“I hate useless, creepy old shit.”
So says my beloved wife on the subject of ancient relics in fantasy novels. Coming in for particular censure are mysterious old buildings, old roads, old statues, and “that stupid Logoth place where everything is a scary little alleyway.”
For my part, I found the stupid Logoth place (Shadar Logoth of Robert Jordan’s first book) both interesting and terrifying, so this remark set me pondering about the value and proper deployment of hoary antiquity in fantasy.
We can start with a brief taxonomy. A writer can conjure a landscape or city dotted with the ancient structures for several reasons:
First: Scenery. Action takes place in settings, and if you have the choice to set your duel in front of a tree or an ancient statue of the God of Ultimate Suffering and Misery, the statue seems cooler.
Second: History. Often the (ancient) history of an invented world is relevant to the plot. One way to reveal that history is through archaeology. Given the dangers inherent in the long expository passage (“The war began in the third year of the fourth age, when Nab’kul and his hordes had despoiled the country and blah, blah, blah”), the inclusion of an old bridge or ruined castle is sometimes a more elegant way to approach the revelation of history.

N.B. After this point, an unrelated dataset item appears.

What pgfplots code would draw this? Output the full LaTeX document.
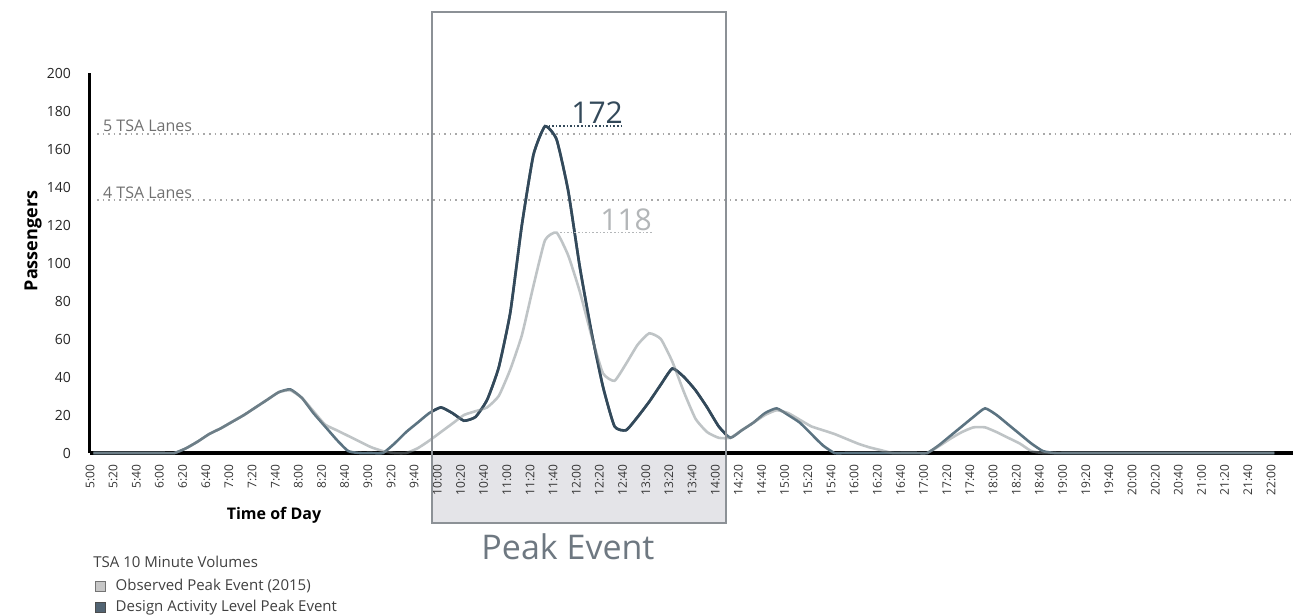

Third: Mystery. This can be a cheap trick, but I fall for it every time. Stick a mysterious windowless tower in the middle of a grassland, tell me that no one has ever been seen to enter or leave, and I will wonder about that tower for thousands of pages. I will literally read entire books just to discover who built the tower and why.
These uses of archaeology are both practical and effective, and yet I think that most fantasy readers find something even more satisfying in the discovery of ancient cities, roads, and statues: the suggestion of a golden age, that hint that the characters (and by extension, the reader) live in a diminished age but can still walk in the literal shadows of greatness. We might encapsulate the feeling in a single word: wonder.
It’s not a familiar feeling in our modern world. We have skyscrapers and iPhones, electric cars and planes that, you know, fly. I am often astounded at how jaded I have become, even toward things that do not yet exist. The other day I found myself surprised and slightly irritated that we are still reliant on such a primitive piece of technology as the snowplow. It is an effective, but essentially medieval device. When do we get self-cleaning roads?
This attitude, of course, is the antithesis of wonder, but it is hard to avoid if you live in the first world in the twenty-first century. Odds are good that whatever cool shit people built back in the day – temples, churches, castles – we could built them taller and faster now.
Fantasy, however, gives us a chance to recover that feeling of wonder, the lost sense that those who came before were actually smarter or more skilled, a feeling that would have been familiar to most people throughout human history: an early medieval peasant looking at a Roman aqueduct, for instance, or Alexander the Great considering the pyramids of Egypt. Most people before us had the capacity to be humbled by the creations of the past in a way that we do not. Fantasy affords this capacity.
That said, the subject deserves at least one more post. After all, as my wife insists, “If there’s an ancient statue, it had better do something.”
“Why?” I ask. “Why can’t it just be a cool statue?”
She rolls her eyes. “Because it’s fucking fantasy!”
I’m curious to hear the thoughts of others on this issue. What sort of archaeological artifacts have proven especially intriguing or important in other works of fantasy? What’s just useless window dressing?